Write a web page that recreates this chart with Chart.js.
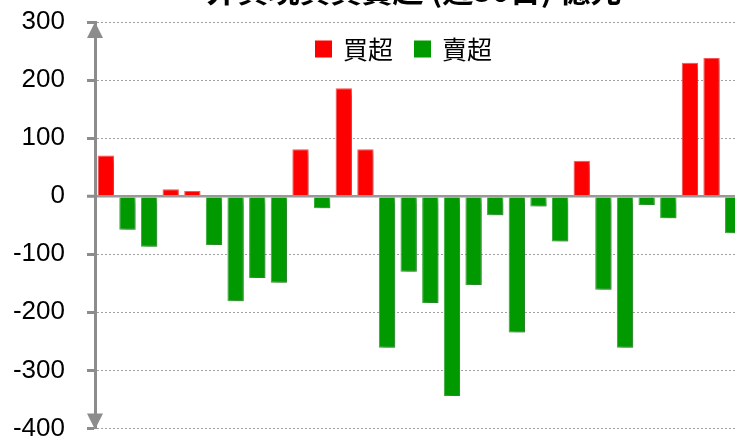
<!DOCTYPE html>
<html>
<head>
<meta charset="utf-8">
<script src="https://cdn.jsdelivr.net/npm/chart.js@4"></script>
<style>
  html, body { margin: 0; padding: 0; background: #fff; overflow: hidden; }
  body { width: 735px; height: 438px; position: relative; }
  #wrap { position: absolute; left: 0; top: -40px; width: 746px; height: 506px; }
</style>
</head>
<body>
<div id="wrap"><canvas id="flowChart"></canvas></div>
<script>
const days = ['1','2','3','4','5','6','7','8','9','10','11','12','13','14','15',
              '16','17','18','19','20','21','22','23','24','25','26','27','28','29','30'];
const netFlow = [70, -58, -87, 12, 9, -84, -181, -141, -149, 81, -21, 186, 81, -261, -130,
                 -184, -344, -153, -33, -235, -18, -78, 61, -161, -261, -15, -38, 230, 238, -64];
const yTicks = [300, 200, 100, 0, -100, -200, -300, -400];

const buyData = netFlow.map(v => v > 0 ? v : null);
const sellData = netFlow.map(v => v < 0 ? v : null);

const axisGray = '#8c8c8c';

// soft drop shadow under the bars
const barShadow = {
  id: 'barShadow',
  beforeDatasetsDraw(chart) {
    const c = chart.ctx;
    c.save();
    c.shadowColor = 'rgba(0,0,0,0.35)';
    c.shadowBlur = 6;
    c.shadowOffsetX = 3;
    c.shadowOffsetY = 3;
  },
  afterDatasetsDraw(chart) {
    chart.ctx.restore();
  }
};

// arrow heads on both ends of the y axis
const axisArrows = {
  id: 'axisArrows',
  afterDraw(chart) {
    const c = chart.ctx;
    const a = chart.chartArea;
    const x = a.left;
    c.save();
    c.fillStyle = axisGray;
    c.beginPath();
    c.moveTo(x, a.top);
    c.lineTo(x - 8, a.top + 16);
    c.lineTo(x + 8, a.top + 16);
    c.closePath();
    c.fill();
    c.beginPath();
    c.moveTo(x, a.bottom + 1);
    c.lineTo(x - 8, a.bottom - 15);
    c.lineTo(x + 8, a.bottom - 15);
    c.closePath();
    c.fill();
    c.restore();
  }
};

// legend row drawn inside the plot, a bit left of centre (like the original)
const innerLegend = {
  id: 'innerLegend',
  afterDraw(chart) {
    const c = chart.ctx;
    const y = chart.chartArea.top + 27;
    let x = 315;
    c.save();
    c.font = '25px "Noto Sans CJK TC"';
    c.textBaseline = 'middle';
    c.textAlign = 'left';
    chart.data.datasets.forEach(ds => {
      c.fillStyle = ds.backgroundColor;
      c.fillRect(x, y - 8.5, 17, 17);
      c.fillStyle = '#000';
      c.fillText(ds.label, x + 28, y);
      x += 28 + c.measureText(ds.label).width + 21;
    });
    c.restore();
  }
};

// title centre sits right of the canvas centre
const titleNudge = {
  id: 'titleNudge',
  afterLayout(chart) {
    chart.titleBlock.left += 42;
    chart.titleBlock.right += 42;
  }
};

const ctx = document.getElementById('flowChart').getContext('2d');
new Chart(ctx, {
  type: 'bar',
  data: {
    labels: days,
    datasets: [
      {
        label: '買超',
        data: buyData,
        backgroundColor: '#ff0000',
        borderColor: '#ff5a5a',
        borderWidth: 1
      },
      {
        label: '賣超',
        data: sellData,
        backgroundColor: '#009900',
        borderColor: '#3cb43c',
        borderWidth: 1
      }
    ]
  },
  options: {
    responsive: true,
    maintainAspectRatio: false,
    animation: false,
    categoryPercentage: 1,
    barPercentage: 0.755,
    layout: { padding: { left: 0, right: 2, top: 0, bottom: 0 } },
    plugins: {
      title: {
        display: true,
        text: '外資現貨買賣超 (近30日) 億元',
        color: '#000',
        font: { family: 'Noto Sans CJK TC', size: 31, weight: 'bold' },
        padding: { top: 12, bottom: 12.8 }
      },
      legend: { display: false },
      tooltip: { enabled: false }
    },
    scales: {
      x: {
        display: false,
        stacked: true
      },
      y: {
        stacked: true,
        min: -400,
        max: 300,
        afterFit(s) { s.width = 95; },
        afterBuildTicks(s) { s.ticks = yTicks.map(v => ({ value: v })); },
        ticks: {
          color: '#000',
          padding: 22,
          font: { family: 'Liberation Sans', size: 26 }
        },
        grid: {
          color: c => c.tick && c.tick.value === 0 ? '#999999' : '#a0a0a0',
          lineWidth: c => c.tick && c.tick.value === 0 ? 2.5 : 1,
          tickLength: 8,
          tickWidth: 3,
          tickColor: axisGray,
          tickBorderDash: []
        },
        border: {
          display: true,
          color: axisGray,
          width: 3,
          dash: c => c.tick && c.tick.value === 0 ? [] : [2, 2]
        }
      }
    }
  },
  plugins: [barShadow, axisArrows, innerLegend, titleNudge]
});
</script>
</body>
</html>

**Task:** Except for the pictures, give all the material above again verbatim.

**Exercise solution:**
Write a web page that recreates this chart with Chart.js.
<!DOCTYPE html>
<html>
<head>
<meta charset="utf-8">
<script src="https://cdn.jsdelivr.net/npm/chart.js@4"></script>
<style>
  html, body { margin: 0; padding: 0; background: #fff; overflow: hidden; }
  body { width: 735px; height: 438px; position: relative; }
  #wrap { position: absolute; left: 0; top: -40px; width: 746px; height: 506px; }
</style>
</head>
<body>
<div id="wrap"><canvas id="flowChart"></canvas></div>
<script>
const days = ['1','2','3','4','5','6','7','8','9','10','11','12','13','14','15',
              '16','17','18','19','20','21','22','23','24','25','26','27','28','29','30'];
const netFlow = [70, -58, -87, 12, 9, -84, -181, -141, -149, 81, -21, 186, 81, -261, -130,
                 -184, -344, -153, -33, -235, -18, -78, 61, -161, -261, -15, -38, 230, 238, -64];
const yTicks = [300, 200, 100, 0, -100, -200, -300, -400];

const buyData = netFlow.map(v => v > 0 ? v : null);
const sellData = netFlow.map(v => v < 0 ? v : null);

const axisGray = '#8c8c8c';

// soft drop shadow under the bars
const barShadow = {
  id: 'barShadow',
  beforeDatasetsDraw(chart) {
    const c = chart.ctx;
    c.save();
    c.shadowColor = 'rgba(0,0,0,0.35)';
    c.shadowBlur = 6;
    c.shadowOffsetX = 3;
    c.shadowOffsetY = 3;
  },
  afterDatasetsDraw(chart) {
    chart.ctx.restore();
  }
};

// arrow heads on both ends of the y axis
const axisArrows = {
  id: 'axisArrows',
  afterDraw(chart) {
    const c = chart.ctx;
    const a = chart.chartArea;
    const x = a.left;
    c.save();
    c.fillStyle = axisGray;
    c.beginPath();
    c.moveTo(x, a.top);
    c.lineTo(x - 8, a.top + 16);
    c.lineTo(x + 8, a.top + 16);
    c.closePath();
    c.fill();
    c.beginPath();
    c.moveTo(x, a.bottom + 1);
    c.lineTo(x - 8, a.bottom - 15);
    c.lineTo(x + 8, a.bottom - 15);
    c.closePath();
    c.fill();
    c.restore();
  }
};

// legend row drawn inside the plot, a bit left of centre (like the original)
const innerLegend = {
  id: 'innerLegend',
  afterDraw(chart) {
    const c = chart.ctx;
    const y = chart.chartArea.top + 27;
    let x = 315;
    c.save();
    c.font = '25px "Noto Sans CJK TC"';
    c.textBaseline = 'middle';
    c.textAlign = 'left';
    chart.data.datasets.forEach(ds => {
      c.fillStyle = ds.backgroundColor;
      c.fillRect(x, y - 8.5, 17, 17);
      c.fillStyle = '#000';
      c.fillText(ds.label, x + 28, y);
      x += 28 + c.measureText(ds.label).width + 21;
    });
    c.restore();
  }
};

// title centre sits right of the canvas centre
const titleNudge = {
  id: 'titleNudge',
  afterLayout(chart) {
    chart.titleBlock.left += 42;
    chart.titleBlock.right += 42;
  }
};

const ctx = document.getElementById('flowChart').getContext('2d');
new Chart(ctx, {
  type: 'bar',
  data: {
    labels: days,
    datasets: [
      {
        label: '買超',
        data: buyData,
        backgroundColor: '#ff0000',
        borderColor: '#ff5a5a',
        borderWidth: 1
      },
      {
        label: '賣超',
        data: sellData,
        backgroundColor: '#009900',
        borderColor: '#3cb43c',
        borderWidth: 1
      }
    ]
  },
  options: {
    responsive: true,
    maintainAspectRatio: false,
    animation: false,
    categoryPercentage: 1,
    barPercentage: 0.755,
    layout: { padding: { left: 0, right: 2, top: 0, bottom: 0 } },
    plugins: {
      title: {
        display: true,
        text: '外資現貨買賣超 (近30日) 億元',
        color: '#000',
        font: { family: 'Noto Sans CJK TC', size: 31, weight: 'bold' },
        padding: { top: 12, bottom: 12.8 }
      },
      legend: { display: false },
      tooltip: { enabled: false }
    },
    scales: {
      x: {
        display: false,
        stacked: true
      },
      y: {
        stacked: true,
        min: -400,
        max: 300,
        afterFit(s) { s.width = 95; },
        afterBuildTicks(s) { s.ticks = yTicks.map(v => ({ value: v })); },
        ticks: {
          color: '#000',
          padding: 22,
          font: { family: 'Liberation Sans', size: 26 }
        },
        grid: {
          color: c => c.tick && c.tick.value === 0 ? '#999999' : '#a0a0a0',
          lineWidth: c => c.tick && c.tick.value === 0 ? 2.5 : 1,
          tickLength: 8,
          tickWidth: 3,
          tickColor: axisGray,
          tickBorderDash: []
        },
        border: {
          display: true,
          color: axisGray,
          width: 3,
          dash: c => c.tick && c.tick.value === 0 ? [] : [2, 2]
        }
      }
    }
  },
  plugins: [barShadow, axisArrows, innerLegend, titleNudge]
});
</script>
</body>
</html>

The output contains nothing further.